U.S. officials see the aging Castro opponent as a more sinister figure. A field officer at the Department of Homeland Security who follows Posada Carriles's case described him as a "present danger to the community" whose "propensity to engage in terrorist activities poses a national security risk to the United States."

All of which makes the actions of the U.S. government in the case puzzling to critics, who say Posada Carriles should be prosecuted or at least confined to prison. Even some Cuba hard-liners in the United States confide privately that the case has turned into an embarrassment for the United States.

"They're just dancing around," Wayne Smith, a former head of the U.S. Interests Section in Havana and vocal critic of the Bush administration's Cuba policies, said of prosecutors. "They have all kinds of evidence against him."
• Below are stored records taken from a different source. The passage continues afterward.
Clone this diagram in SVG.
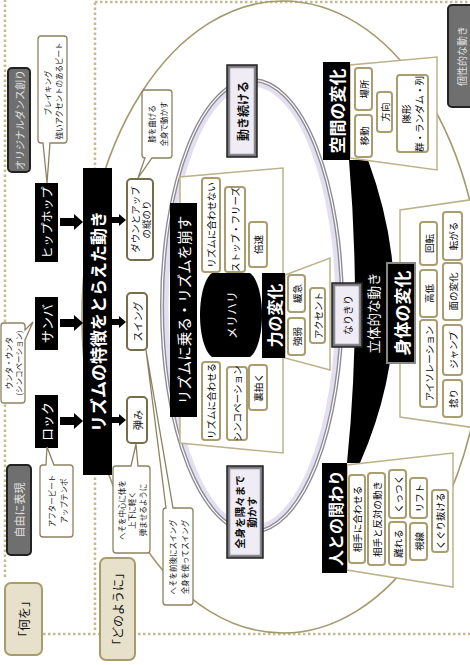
<svg xmlns="http://www.w3.org/2000/svg" width="470" height="665" viewBox="0 0 470 665">
<style>
text{font-family:"Noto Sans CJK JP","Noto Sans",sans-serif;text-anchor:middle;dominant-baseline:central}
.dot{fill:none;stroke:#c4ba92;stroke-width:2.5;stroke-dasharray:2.5 2.5}
.hdr{fill:#e7e1cb;stroke:#a99c6c;stroke-width:2}
.gray{fill:#6f6f6f;stroke:#222;stroke-width:2}
.blk{fill:#000}
.sub{fill:#fff;stroke:#776c4c;stroke-width:2}
.item{fill:#fff;stroke:#aa9d6f;stroke-width:2}
.trap{fill:#fff;stroke:#bcb28a;stroke-width:1.5}
.call{fill:#fff;stroke:#8c8262;stroke-width:1.3}
.b3d{fill:#77757e;stroke:#222;stroke-width:1.5}
.b3di{fill:#f0ecf6;stroke:#aaa;stroke-width:0.8}
.w{fill:#fff}
.lg{fill:#e2e2e2}
.k{fill:#111}
.f7{font-size:7.5px}.f9{font-size:9.5px}.f10{font-size:10px}.f11{font-size:11px}.f12{font-size:12px}.f13{font-size:13px}.f16{font-size:16px;font-weight:bold}.f17{font-size:17px;font-weight:bold}
.b{font-weight:bold}
</style>
<g transform="translate(0,665) rotate(-90)">
<g id="grid">
<line class="dot" x1="88" y1="5" x2="665" y2="5"/>
<line class="dot" x1="35" y1="95" x2="665" y2="95"/>
<line class="dot" x1="31" y1="43" x2="31" y2="470"/>
<line class="dot" x1="663" y1="95" x2="663" y2="470"/>
</g>
<g id="outer-ellipse"><ellipse cx="348" cy="283" rx="316" ry="201" fill="none" stroke="#a39a6e" stroke-width="1.6"/></g>
<g id="inner-ellipse">
<ellipse cx="359" cy="252" rx="222" ry="86" fill="none" stroke="#e4dff0" stroke-width="5"/>
<ellipse cx="359" cy="252" rx="226" ry="90" fill="none" stroke="#8e8c94" stroke-width="4"/>
<ellipse cx="359" cy="252" rx="226" ry="90" fill="none" stroke="#fff" stroke-width="1.2"/>
</g>
<g id="connectors">
<rect x="439" y="60" width="8" height="15" class="blk"/><polygon points="435,74 451,74 443,83" class="blk"/>
<rect x="338" y="60" width="8" height="15" class="blk"/><polygon points="334,74 350,74 342,83" class="blk"/>
<rect x="240" y="60" width="8" height="15" class="blk"/><polygon points="236,74 252,74 244,83" class="blk"/>
<rect x="442" y="112" width="6" height="8" class="blk"/><polygon points="439,119 451,119 445,126" class="blk"/>
<rect x="340" y="112" width="6" height="8" class="blk"/><polygon points="337,119 349,119 343,126" class="blk"/>
<rect x="242" y="112" width="6" height="8" class="blk"/><polygon points="239,119 251,119 245,126" class="blk"/>
</g>
<g id="rhythm-group">
<polygon class="trap" points="222,180 488,180 497,283 212,283"/>
<rect class="item" x="393" y="202" width="94" height="18" rx="3"/><text class="f9" x="440" y="211">リズムに合わせない</text>
<rect class="item" x="393" y="225" width="85" height="20" rx="3"/><text class="f9" x="435.5" y="235">ストップ・フリーズ</text>
<rect class="item" x="398" y="249" width="45" height="18" rx="3"/><text class="f9" x="420.5" y="258">倍速</text>
<rect class="item" x="225" y="202" width="78" height="18" rx="3"/><text class="f9" x="264" y="211">リズムに合わせる</text>
<rect class="item" x="225" y="227" width="73" height="20" rx="3"/><text class="f9" x="261.5" y="237">シンコペーション</text>
<rect class="item" x="255" y="249" width="45" height="18" rx="3"/><text class="f9" x="277.5" y="258">裏拍く</text>
<rect class="blk" x="248" y="170" width="214" height="27"/><text class="w" style="font-size:14.5px" x="355" y="183.5">リズムに乗る・リズムを崩す</text>
</g>
<g id="merihari"><path class="blk" d="M308,212 C320,196 380,196 392,212 L392,250 C380,266 320,266 308,250 Z"/><text class="w f12" x="350" y="231">メリハリ</text></g>
<g id="power">
<polygon class="trap" points="307,285 390,285 407,330 295,330"/>
<rect class="item" x="310" y="288" width="37" height="17" rx="3"/><text class="f9" x="328.5" y="296.5">強弱</text>
<rect class="item" x="353" y="288" width="37" height="17" rx="3"/><text class="f9" x="371.5" y="296.5">緩急</text>
<rect class="item" x="322" y="310" width="55" height="15" rx="3"/><text class="f9" x="349.5" y="317.5">アクセント</text>
<rect class="blk" x="307" y="262" width="85" height="23"/><text class="w f16" x="349.5" y="273.5">力の変化</text>
</g>
<g id="band"><path class="blk" d="M505,349 L505,368 Q350,425 202,360 L202,347 Q350,362 505,349 Z"/><text class="w" style="font-size:13.5px" x="352" y="373">立体的な動き</text></g>
<g id="space">
<polygon class="trap" points="507,350 600,350 608,437 495,437"/>
<rect class="item" x="508" y="355" width="42" height="17" rx="3"/><text class="f9" x="529" y="363.5">移動</text>
<rect class="item" x="555" y="355" width="42" height="17" rx="3"/><text class="f9" x="576" y="363.5">場所</text>
<rect class="item" x="533" y="377" width="40" height="15" rx="3"/><text class="f9" x="553" y="384.5">方向</text>
<rect class="item" x="513" y="397" width="77" height="31" rx="3"/><text class="f9" x="551" y="406">隊形</text><text class="f9" x="551" y="419">群・ランダム・列</text>
<rect class="blk" x="505" y="323" width="98" height="27"/><text class="w f17" x="554" y="336.5">空間の変化</text>
</g>
<g id="body">
<polygon class="trap" points="248,400 455,400 466,476 237,476"/>
<rect class="item" x="400" y="420" width="43" height="17" rx="3"/><text class="f9" x="421.5" y="428.5">回転</text>
<rect class="item" x="348" y="420" width="47" height="17" rx="3"/><text class="f9" x="371.5" y="428.5">高低</text>
<rect class="item" x="258" y="420" width="87" height="17" rx="3"/><text class="f9" x="301.5" y="428.5">アイソレーション</text>
<rect class="item" x="405" y="443" width="48" height="19" rx="3"/><text class="f9" x="429" y="452.5">転がる</text>
<rect class="item" x="345" y="443" width="57" height="19" rx="3"/><text class="f9" x="373.5" y="452.5">面の変化</text>
<rect class="item" x="290" y="443" width="50" height="19" rx="3"/><text class="f9" x="315" y="452.5">ジャンプ</text>
<rect class="item" x="248" y="443" width="37" height="19" rx="3"/><text class="f9" x="266.5" y="452.5">捻り</text>
<rect class="blk" x="302" y="387" width="100" height="28" stroke="#888" stroke-width="2"/><text class="w f17" x="352" y="401">身体の変化</text>
</g>
<g id="people">
<polygon class="trap" points="95,347 200,347 212,453 78,453"/>
<rect class="item" x="102" y="349" width="88" height="16" rx="3"/><text class="f9" x="146" y="357">相手に合わせる</text>
<rect class="item" x="100" y="368" width="92" height="17" rx="3"/><text class="f9" x="146" y="376.5">相手と反対の動き</text>
<rect class="item" x="100" y="389" width="43" height="17" rx="3"/><text class="f9" x="121.5" y="397.5">離れる</text>
<rect class="item" x="147" y="389" width="48" height="17" rx="3"/><text class="f9" x="171" y="397.5">くっつく</text>
<rect class="item" x="105" y="410" width="37" height="17" rx="3"/><text class="f9" x="123.5" y="418.5">視線</text>
<rect class="item" x="147" y="410" width="40" height="17" rx="3"/><text class="f9" x="167" y="418.5">リフト</text>
<rect class="item" x="113" y="432" width="62" height="16" rx="3"/><text class="f9" x="144" y="440">くぐり抜ける</text>
<rect class="blk" x="92" y="322" width="110" height="25"/><text class="w f16" x="147" y="334.5">人との関わり</text>
</g>
<g id="keep-moving"><rect class="b3d" x="508" y="227" width="92" height="30"/><rect class="b3di" x="511" y="230" width="86" height="24"/><text class="k f12 b" x="554" y="242">動き続ける</text></g>
<g id="whole-body"><rect class="b3d" x="107" y="227" width="92" height="36"/><rect class="b3di" x="110" y="230" width="86" height="30"/><text class="k b" style="font-size:10.5px" x="153" y="239">全身を隅々まで</text><text class="k b" style="font-size:10.5px" x="153" y="251">動かす</text></g>
<g id="narikiri"><rect class="b3d" x="318" y="332" width="64" height="30"/><rect class="b3di" x="321" y="335" width="58" height="24"/><text class="k f10" x="350" y="347">なりきり</text></g>
<g id="headers">
<rect class="hdr" x="10" y="5" width="72" height="37" rx="6"/><text class="k f12" x="46" y="23.5">「何を」</text>
<rect class="hdr" x="5" y="100" width="102" height="35" rx="6"/><text class="k f12" x="56" y="117.5">「どのように」</text>
</g>
<g id="original"><rect class="gray" x="493" y="8" width="104" height="22" rx="4"/><text class="lg f10" x="545" y="19">オリジナルダンス創り</text></g>
<g id="free"><rect class="gray" x="110" y="7" width="90" height="24" rx="4"/><text class="lg f11" x="155" y="19">自由に表現</text></g>
<g id="individual"><rect class="gray" x="558" y="448" width="102" height="28" rx="4"/><text class="lg f10" x="609" y="461">個性的な動き</text></g>
<g id="hiphop"><rect class="blk" x="403" y="35" width="79" height="23"/><text class="w f12" x="442.5" y="46.5">ヒップホップ</text></g>
<g id="samba"><rect class="blk" x="315" y="35" width="53" height="23"/><text class="w f13" x="341.5" y="46.5">サンバ</text></g>
<g id="rock"><rect class="blk" x="217" y="35" width="53" height="23"/><text class="w f13" x="243.5" y="46.5">ロック</text></g>
<g id="main-bar"><rect class="blk" x="190" y="83" width="307" height="29"/><text class="w f17" x="343.5" y="97.5">リズムの特徴をとらえた動き</text></g>
<g id="downup"><rect class="sub" x="405" y="127" width="81" height="26" rx="4"/><text class="k f9" x="445.5" y="135">ダウンとアップ</text><text class="k f9" x="445.5" y="146">の縦のり</text></g>
<g id="swing"><rect class="sub" x="315" y="127" width="57" height="20" rx="4"/><text class="k f10" x="343.5" y="137">スイング</text></g>
<g id="bounce"><rect class="sub" x="222" y="127" width="46" height="20" rx="4"/><text class="k f10" x="245" y="137">弾み</text></g>
<g id="callout-hiphop"><path class="call" d="M525,38 H626 Q629,38 629,41 V64 Q629,67 626,67 H525 Q522,67 522,64 V50 L482,47 L522,43 V41 Q522,38 525,38 Z"/><text class="k f7" x="572" y="47">ブレイキング</text><text class="k f7" x="574" y="58">強いアクセントのあるビート</text></g>
<g id="callout-samba"><path class="call" d="M265,1 H339 Q342,1 342,4 V22 Q342,25 339,25 H335 L343,33 L325,25 H265 Q262,25 262,22 V4 Q262,1 265,1 Z"/><text class="k f7" x="302" y="8">ウンタ・ウンタ</text><text class="k f7" x="302" y="18">(シンコペーション)</text></g>
<g id="callout-rock"><path class="call" d="M131,40 H197 Q200,40 200,43 V46 L218,47 L200,54 V70 Q200,73 197,73 H131 Q128,73 128,70 V43 Q128,40 131,40 Z"/><text class="k f7" x="164" y="51">アフタービート</text><text class="k f7" x="164" y="63">アップテンポ</text></g>
<g id="callout-downup"><path class="call" d="M510,142 H572 Q575,142 575,145 V169 Q575,172 572,172 H510 Q507,172 507,169 V152 L487,138 L507,145 Q507,142 510,142 Z"/><text class="k f7" x="541" y="151">膝を曲げる</text><text class="k f7" x="541" y="163">全身で動かす</text></g>
<g id="callout-bounce"><path class="call" d="M115,113 H196 Q199,113 199,116 V131 L221,136 L199,138 V147 Q199,150 196,150 H115 Q112,150 112,147 V116 Q112,113 115,113 Z"/><text class="k f7" x="155" y="121">へそを中心に体を</text><text class="k f7" x="155" y="131">上下に軽く</text><text class="k f7" x="155" y="142">弾ませるように</text></g>
<g id="callout-swing"><path class="call" d="M63,163 H154 Q157,163 157,166 L315,146 L157,173 V190 Q157,193 154,193 H63 Q60,193 60,190 V166 Q60,163 63,163 Z"/><text class="k f7" x="108" y="172">へそを前後にスイング</text><text class="k f7" x="108" y="184">全身を使ってスイング</text></g>
</g>
</svg>
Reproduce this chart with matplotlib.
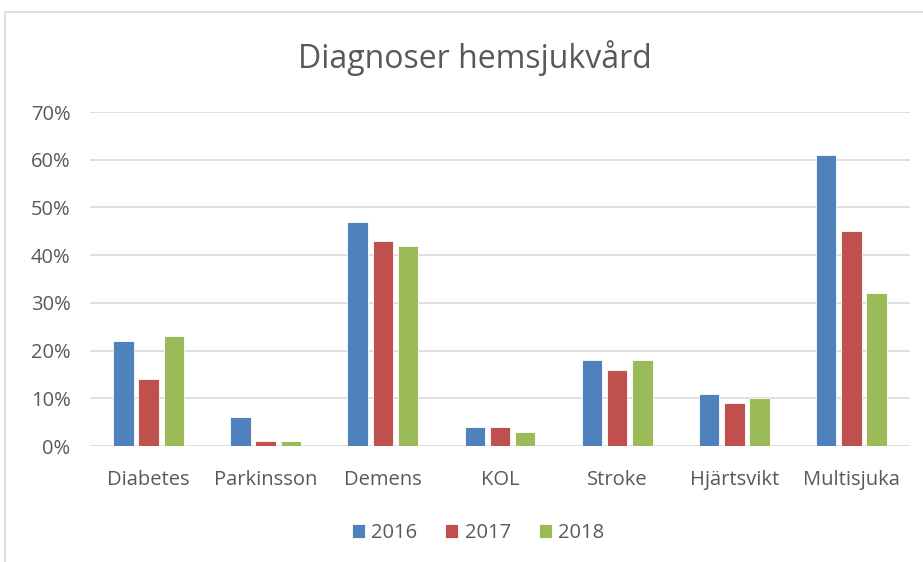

It's clear that the U.S. government would prefer to make Posada Carriles someone else's problem. According to court documents, the Department of Homeland Security failed to persuade seven countries to take him -- Canada, Mexico, Panama, El Salvador, Honduras, Guatemala and Costa Rica. The magistrate in Posada Carriles's case said that the Justice Department could have legally held him for a longer period if it had officially certified him as a terrorist, but that prosecutors did not do so.

"The problem is that the American government created him, it taught him, and now it's hard for the government to punish him," Camilo Rojo Alvarez, son of a crew member who died in the 1976 attack, said in an interview.

Much of the evidence against Posada Carriles has been drawn from the U.S. government's own files, including declassified FBI and CIA documents. One declassified CIA intelligence report, citing information from informants, said Posada Carriles attended a $1,000-a-person fundraising and planning dinner for anti-Castro activities in September 1976 along with Orlando Bosch, another prime suspect in the Cubana bombing.

Not long afterward, the report stated, Posada Carriles said, "We are going to hit a Cuban airplane. Orlando has the details."

Bosch was once in a position similar to that of Posada Carriles, and the outcome of his case unnerves Cubans now focused on Posada Carriles. In 1990, the administration of George H.W. Bush released Bosch from prison after he, like Posada Carriles, was caught entering the country illegally. Cuba had been the only country willing to take him, and the U.S. refused to send him to the island.

Bosch, an 80-year-old retired physician who now lives in a Miami suburb, has stopped just short of claiming that his and Posada Carriles's group was responsible for the Cubana bombing.

Earlier this year, he told the Spanish newspaper La Vanguardia that the Cubana flight was a "legitimate target." And in an Atlantic Monthly interview with "Cuba Confidential" author Ann Louise Bardach that is to be published this week, Bosch said: "We were at war with Castro, and in war, everything is valid."

Declassified documents state that the two men who placed the bomb on the Cubana flight worked for Posada Carriles. After getting off the plane in Barbados, one of the men called his girlfriend, who was also a Posada Carriles employee, and delivered a coded message to report the attack was successful. The message: "The bus was fully loaded with dogs."


Sounds to me like the "dogs" are Posada, Bosch...and Team Bush.